- Data to process:
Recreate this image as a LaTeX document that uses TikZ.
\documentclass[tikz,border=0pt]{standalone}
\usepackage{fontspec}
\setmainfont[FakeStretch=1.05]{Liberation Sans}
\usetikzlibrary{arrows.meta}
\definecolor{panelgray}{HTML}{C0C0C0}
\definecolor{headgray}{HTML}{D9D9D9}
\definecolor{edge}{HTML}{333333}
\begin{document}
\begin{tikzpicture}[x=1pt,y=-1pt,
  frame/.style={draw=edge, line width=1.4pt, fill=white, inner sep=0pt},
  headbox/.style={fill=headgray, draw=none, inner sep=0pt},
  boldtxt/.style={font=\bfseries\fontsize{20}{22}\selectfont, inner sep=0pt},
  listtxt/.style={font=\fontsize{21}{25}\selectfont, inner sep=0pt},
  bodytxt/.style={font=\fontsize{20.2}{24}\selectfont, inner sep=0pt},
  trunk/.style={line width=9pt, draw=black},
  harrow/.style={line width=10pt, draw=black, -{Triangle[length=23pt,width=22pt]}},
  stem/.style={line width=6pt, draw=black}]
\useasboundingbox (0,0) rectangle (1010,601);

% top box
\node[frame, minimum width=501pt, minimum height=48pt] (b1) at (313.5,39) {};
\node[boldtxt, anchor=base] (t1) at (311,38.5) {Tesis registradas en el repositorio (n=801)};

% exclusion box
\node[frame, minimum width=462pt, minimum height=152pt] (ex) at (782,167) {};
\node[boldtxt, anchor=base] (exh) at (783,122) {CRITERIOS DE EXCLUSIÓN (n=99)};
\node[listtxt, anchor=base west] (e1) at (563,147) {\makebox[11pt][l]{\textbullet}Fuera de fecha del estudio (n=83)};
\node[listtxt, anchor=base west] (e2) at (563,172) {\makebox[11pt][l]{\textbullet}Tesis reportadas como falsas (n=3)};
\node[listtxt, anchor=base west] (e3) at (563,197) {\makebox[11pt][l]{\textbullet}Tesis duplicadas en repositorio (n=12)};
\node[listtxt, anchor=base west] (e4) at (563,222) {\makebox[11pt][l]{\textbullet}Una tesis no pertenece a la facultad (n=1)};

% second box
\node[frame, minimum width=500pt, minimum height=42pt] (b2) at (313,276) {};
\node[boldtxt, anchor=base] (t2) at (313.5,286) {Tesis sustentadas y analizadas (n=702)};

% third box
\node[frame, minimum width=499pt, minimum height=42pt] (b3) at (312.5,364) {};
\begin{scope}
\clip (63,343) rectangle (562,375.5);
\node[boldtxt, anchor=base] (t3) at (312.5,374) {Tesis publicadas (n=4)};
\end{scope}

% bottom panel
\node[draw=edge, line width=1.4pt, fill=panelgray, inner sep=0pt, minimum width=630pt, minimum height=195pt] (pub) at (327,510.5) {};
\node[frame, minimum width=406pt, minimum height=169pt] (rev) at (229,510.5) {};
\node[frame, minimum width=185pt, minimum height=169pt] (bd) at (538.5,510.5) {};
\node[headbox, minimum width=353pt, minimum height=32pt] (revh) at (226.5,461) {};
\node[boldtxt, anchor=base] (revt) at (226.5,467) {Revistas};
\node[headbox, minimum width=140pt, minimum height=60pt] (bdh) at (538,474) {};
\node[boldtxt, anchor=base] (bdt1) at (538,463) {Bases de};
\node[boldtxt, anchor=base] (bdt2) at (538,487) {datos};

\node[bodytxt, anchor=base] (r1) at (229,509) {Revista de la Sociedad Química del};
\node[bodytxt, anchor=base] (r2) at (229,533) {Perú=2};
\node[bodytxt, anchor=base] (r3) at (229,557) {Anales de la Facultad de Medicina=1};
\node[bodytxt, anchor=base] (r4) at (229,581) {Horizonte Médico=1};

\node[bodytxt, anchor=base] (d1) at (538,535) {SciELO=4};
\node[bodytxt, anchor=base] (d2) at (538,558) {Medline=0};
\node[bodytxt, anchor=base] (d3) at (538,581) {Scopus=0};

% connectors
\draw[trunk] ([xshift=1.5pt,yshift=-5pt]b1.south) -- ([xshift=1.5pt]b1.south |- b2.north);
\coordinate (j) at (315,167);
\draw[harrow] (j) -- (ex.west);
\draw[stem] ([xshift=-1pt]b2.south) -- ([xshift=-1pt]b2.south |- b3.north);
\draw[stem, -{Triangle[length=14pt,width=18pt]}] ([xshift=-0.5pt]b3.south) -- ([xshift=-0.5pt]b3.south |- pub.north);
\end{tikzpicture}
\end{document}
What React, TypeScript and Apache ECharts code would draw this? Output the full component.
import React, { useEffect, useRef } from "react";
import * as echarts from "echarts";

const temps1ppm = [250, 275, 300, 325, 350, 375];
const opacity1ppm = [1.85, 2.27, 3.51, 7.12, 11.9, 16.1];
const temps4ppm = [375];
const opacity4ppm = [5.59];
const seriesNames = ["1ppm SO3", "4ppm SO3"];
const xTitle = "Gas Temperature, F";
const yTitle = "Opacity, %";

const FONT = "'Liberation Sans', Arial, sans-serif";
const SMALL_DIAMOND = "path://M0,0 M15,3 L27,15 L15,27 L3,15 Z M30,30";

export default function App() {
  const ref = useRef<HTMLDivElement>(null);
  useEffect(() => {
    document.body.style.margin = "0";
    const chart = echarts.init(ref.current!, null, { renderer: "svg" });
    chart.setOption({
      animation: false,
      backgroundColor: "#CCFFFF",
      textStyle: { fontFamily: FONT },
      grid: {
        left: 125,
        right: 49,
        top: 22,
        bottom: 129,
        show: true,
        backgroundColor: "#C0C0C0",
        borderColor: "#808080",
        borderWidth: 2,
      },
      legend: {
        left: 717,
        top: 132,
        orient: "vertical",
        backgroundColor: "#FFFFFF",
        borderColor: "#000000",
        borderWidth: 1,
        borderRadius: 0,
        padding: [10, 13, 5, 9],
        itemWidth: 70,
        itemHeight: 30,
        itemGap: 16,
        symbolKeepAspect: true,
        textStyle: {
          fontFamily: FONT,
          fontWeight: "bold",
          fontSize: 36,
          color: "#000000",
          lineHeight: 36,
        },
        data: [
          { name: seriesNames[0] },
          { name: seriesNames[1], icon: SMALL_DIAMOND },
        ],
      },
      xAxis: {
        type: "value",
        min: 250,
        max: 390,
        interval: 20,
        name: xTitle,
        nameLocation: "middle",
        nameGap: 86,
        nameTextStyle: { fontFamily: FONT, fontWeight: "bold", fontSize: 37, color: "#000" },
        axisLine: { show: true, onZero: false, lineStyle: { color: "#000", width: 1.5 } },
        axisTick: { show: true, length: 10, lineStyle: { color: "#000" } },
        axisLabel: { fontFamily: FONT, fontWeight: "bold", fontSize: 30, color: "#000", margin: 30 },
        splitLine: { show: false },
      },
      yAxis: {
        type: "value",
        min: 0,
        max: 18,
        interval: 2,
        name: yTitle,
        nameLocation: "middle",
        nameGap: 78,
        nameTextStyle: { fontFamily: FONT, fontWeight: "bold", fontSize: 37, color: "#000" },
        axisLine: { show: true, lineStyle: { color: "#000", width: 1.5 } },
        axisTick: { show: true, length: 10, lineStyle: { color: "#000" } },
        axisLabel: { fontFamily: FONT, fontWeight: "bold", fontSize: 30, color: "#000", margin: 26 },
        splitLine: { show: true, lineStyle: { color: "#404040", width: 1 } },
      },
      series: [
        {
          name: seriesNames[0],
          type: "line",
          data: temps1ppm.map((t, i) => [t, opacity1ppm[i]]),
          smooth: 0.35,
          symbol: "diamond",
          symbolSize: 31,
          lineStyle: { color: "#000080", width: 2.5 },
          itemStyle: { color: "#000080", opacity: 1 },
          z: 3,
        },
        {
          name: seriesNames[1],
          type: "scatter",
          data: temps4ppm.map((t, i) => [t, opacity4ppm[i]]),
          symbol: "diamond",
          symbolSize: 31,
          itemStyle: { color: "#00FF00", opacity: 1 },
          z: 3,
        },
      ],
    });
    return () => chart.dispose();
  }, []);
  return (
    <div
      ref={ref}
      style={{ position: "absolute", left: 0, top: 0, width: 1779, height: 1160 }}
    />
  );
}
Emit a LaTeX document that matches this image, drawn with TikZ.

- Required work: Extract, from the listing above, every line where the string "React" occurs.

- Response to the exercise:
What React, TypeScript and Apache ECharts code would draw this? Output the full component.
import React, { useEffect, useRef } from "react";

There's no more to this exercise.